My great grandfather was an undocumented immigrant in this country; so were lots of our relatives. Then what gives me the right to be here?? I tell that to people sometimes who ask me why I’m helping people who undermine our economy, who steal work from ‘real’ Americans. And though I could also make a million arguments about the varied permeability of the US border over time, about the amount of money that immigrants provide our tax base without receiving equal services in return… I do this work because there is no one looking out for these people. They have come here to work; they work without safety equipment, and often without pay; then they are arrested and deported.

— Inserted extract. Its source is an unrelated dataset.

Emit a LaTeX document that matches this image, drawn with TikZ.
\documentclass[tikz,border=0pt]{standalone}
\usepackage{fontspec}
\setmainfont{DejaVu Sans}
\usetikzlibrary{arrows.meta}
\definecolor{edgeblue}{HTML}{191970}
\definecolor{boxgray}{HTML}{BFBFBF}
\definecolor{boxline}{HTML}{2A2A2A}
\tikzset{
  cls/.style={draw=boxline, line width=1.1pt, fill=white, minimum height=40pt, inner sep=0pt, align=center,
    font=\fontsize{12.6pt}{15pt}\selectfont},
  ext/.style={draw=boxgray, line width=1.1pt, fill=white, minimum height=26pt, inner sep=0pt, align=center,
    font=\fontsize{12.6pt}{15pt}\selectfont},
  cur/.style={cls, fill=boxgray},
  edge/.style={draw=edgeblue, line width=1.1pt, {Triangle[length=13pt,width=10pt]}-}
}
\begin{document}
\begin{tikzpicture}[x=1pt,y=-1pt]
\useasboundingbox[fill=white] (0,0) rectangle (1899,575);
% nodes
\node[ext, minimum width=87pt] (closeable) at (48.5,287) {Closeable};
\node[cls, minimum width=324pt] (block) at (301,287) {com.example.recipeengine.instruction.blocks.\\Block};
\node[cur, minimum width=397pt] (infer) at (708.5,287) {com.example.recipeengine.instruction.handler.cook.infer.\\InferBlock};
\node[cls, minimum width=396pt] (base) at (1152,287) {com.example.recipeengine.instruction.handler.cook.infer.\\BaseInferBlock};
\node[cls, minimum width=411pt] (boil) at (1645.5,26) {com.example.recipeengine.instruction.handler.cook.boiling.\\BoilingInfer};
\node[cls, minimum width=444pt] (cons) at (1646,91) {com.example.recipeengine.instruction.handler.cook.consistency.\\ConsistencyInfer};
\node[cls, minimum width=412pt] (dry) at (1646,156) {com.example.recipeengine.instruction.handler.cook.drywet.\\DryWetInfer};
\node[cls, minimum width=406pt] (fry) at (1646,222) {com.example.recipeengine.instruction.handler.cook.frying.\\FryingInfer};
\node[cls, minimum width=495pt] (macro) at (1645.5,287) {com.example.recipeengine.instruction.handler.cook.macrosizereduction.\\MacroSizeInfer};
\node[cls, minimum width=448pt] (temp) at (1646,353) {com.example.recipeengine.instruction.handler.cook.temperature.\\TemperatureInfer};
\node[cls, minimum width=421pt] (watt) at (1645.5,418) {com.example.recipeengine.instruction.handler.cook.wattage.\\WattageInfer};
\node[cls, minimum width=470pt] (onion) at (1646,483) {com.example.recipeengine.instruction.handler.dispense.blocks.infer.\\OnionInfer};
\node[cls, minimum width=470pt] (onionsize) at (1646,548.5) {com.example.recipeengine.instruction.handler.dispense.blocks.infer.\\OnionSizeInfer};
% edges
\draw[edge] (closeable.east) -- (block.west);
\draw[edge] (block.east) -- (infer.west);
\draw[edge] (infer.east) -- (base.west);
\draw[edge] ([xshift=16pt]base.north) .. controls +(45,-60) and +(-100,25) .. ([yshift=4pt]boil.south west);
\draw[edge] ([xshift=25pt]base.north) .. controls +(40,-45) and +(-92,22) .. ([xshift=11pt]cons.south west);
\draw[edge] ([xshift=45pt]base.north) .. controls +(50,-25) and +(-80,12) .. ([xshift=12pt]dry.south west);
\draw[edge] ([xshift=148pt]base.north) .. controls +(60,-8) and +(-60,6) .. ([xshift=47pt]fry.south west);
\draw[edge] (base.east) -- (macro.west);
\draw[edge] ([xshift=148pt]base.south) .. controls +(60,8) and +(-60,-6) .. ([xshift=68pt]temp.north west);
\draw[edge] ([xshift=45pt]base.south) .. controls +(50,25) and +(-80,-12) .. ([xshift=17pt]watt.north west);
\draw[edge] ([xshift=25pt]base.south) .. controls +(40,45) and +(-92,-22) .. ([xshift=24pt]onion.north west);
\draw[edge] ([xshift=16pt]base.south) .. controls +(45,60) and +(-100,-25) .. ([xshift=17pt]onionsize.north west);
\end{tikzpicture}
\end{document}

So I hand out respirators and talk to men with no homes and no families, and feel un-heroic.
Before I left SF this last time, all sorts of people told me how proud they were that I am going to “save the people of New Orleans.” Oy. Vey. And then the people here are always thanking us for coming here and helping. (And I acknowledge that I suffer from a certain amount of this Jewish tendency: “Oh this dress? I bought it at Marshall’s for ten bucks!”) But really, heroism is trying to rebuild your house in a low lying flood plain and support your grandma and travel thousands of miles from home to send money back to your family in Mexico/El Salvador/Guatemala/Texas. I just try to notice once or twice a week.
Reading my own words 13 years later, I think a few things. One is: I fell down on the job. On one hand, Katrina – and Common Ground in its 2005-6 incarnation – changed me politically, as it did for many people. It got me rethinking race and racism in the US, how governments and their agencies work, and what building justice looks like. On the other hand, I haven’t been calling my congresspeople. I haven’t been paying attention in the ways that were so obvious during the Bush II administration. I have gotten two graduate degrees, I have supported students doing good work, but ICE has persisted, has further embedded its own existence.

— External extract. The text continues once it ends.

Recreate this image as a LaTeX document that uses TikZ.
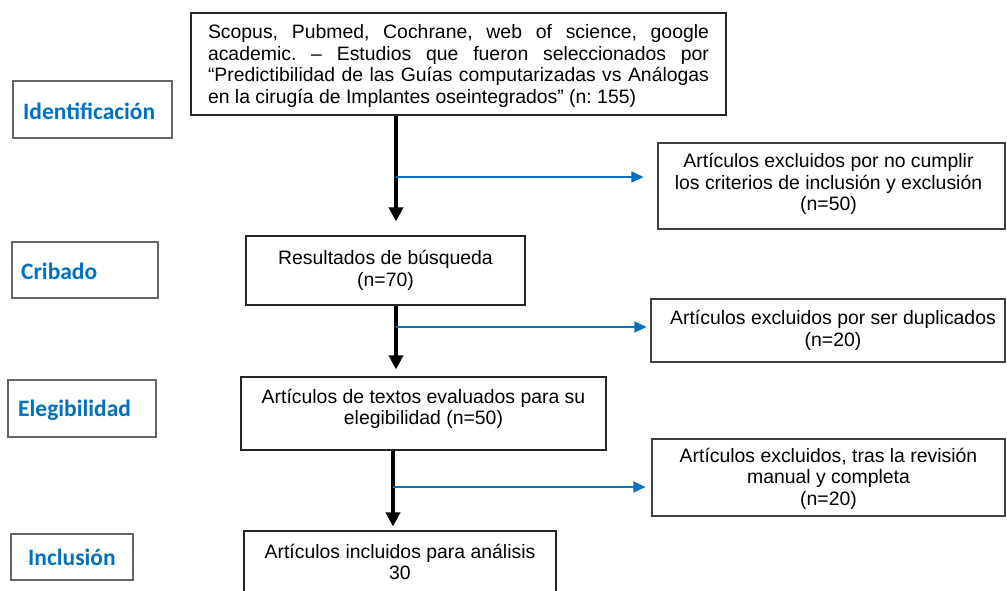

Today I persist in writing.
I’m not sure what I have to say yet, but you’re here and maybe I have gotten you to think about what action means, too.
Here‘s one place I think is doing good work; maybe you will give them some dollars and they will pay the bond for folks who have been detained, and provide them with legal services. The organizations that have persisted for so in fighting for justice on the border are spread thin right now; they have big ideas waiting in the wings, too.